TARP to expire, cost less than expected
The federal government’s $700 billion bailout of banks, insurers and automakers will end after Sunday, but the measure may end up costing far less originally expected, The New York Times reported.
In a White House briefing on Thursday, it was reported that the government had negotiated a plan with American International Group Inc. (AIG), the troubled insurer that was given $70 billion from the Troubled Asset Relief Program (TARP), to begin repaying taxpayers.
Treasury Secretary Timothy Geithner projected that taxpayers will lose no more $50 billion on the expiring rescue program, assuming that AIG and others that were bailed out by the legislation remain profitable.
The Treasury Department has only disbursed $387 billion of the $470 billion in TARP funds it committed, most of which went to AIG, automakers such as Chrysler and General Motors, and hundreds of banks.
And if it can fetch a good price from the corporate shares it plans to sell in coming years, the government could even break even or make money.
However, some people, including a segment of the American pubic, aren’t convinced that the program was a good idea. According to a July poll conducted for Bloomberg News, fewer than three in 10 Americans said they thought it was necessary “to prevent the financial industry from failing and drastically hurting the U.S. economy.”
“This is the best federal program of any real size to be despised by the public like this,” said Douglas Elliott, a former investment banker now associated with the Brookings Institution in Washington, D.C.
Now, as voters ready for the mid-term elections, some Republicans who voted in 2008 to enact the program have lost nominating contests for re-election or for another office.
“My career is over,” said Sen. Robert Bennett, a Utah Republican. “But I do hope that we can get the word out that TARP, number one, did save the world from a financial meltdown and, number two, did so in a manner that, I believe, won’t cost the taxpayer anything.”

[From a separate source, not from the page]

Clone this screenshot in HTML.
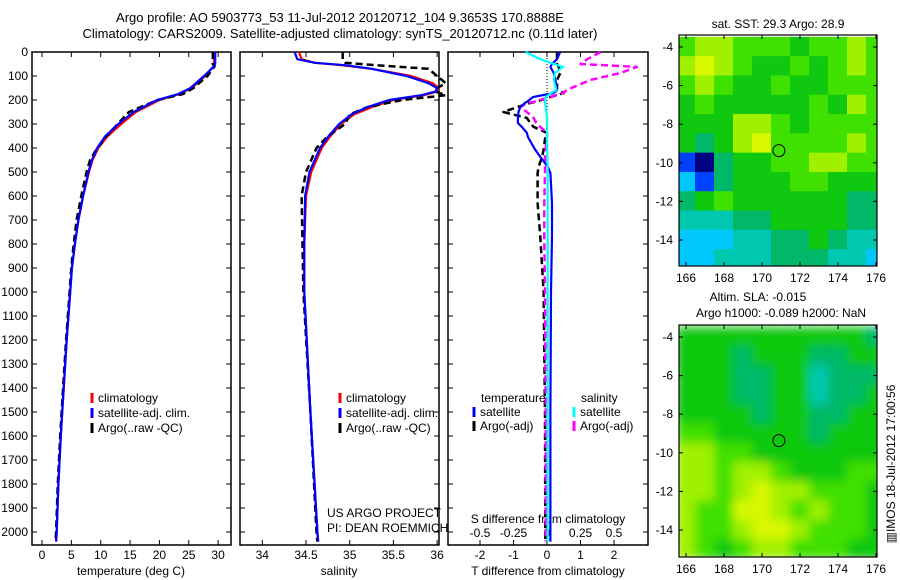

“It was probably the only effective method available to us to keep from having a financial meltdown much worse than we actually had,” Elliott said. “But it really cuts against the grain for a public that is so angry at banks to think that something that so plainly helped the banks could also be good for the public.”
By any measure, the ultimate financial impact of TARP will be less than expected.
“And even if it did not all get paid back, it was still the thing to do,” Bennett said.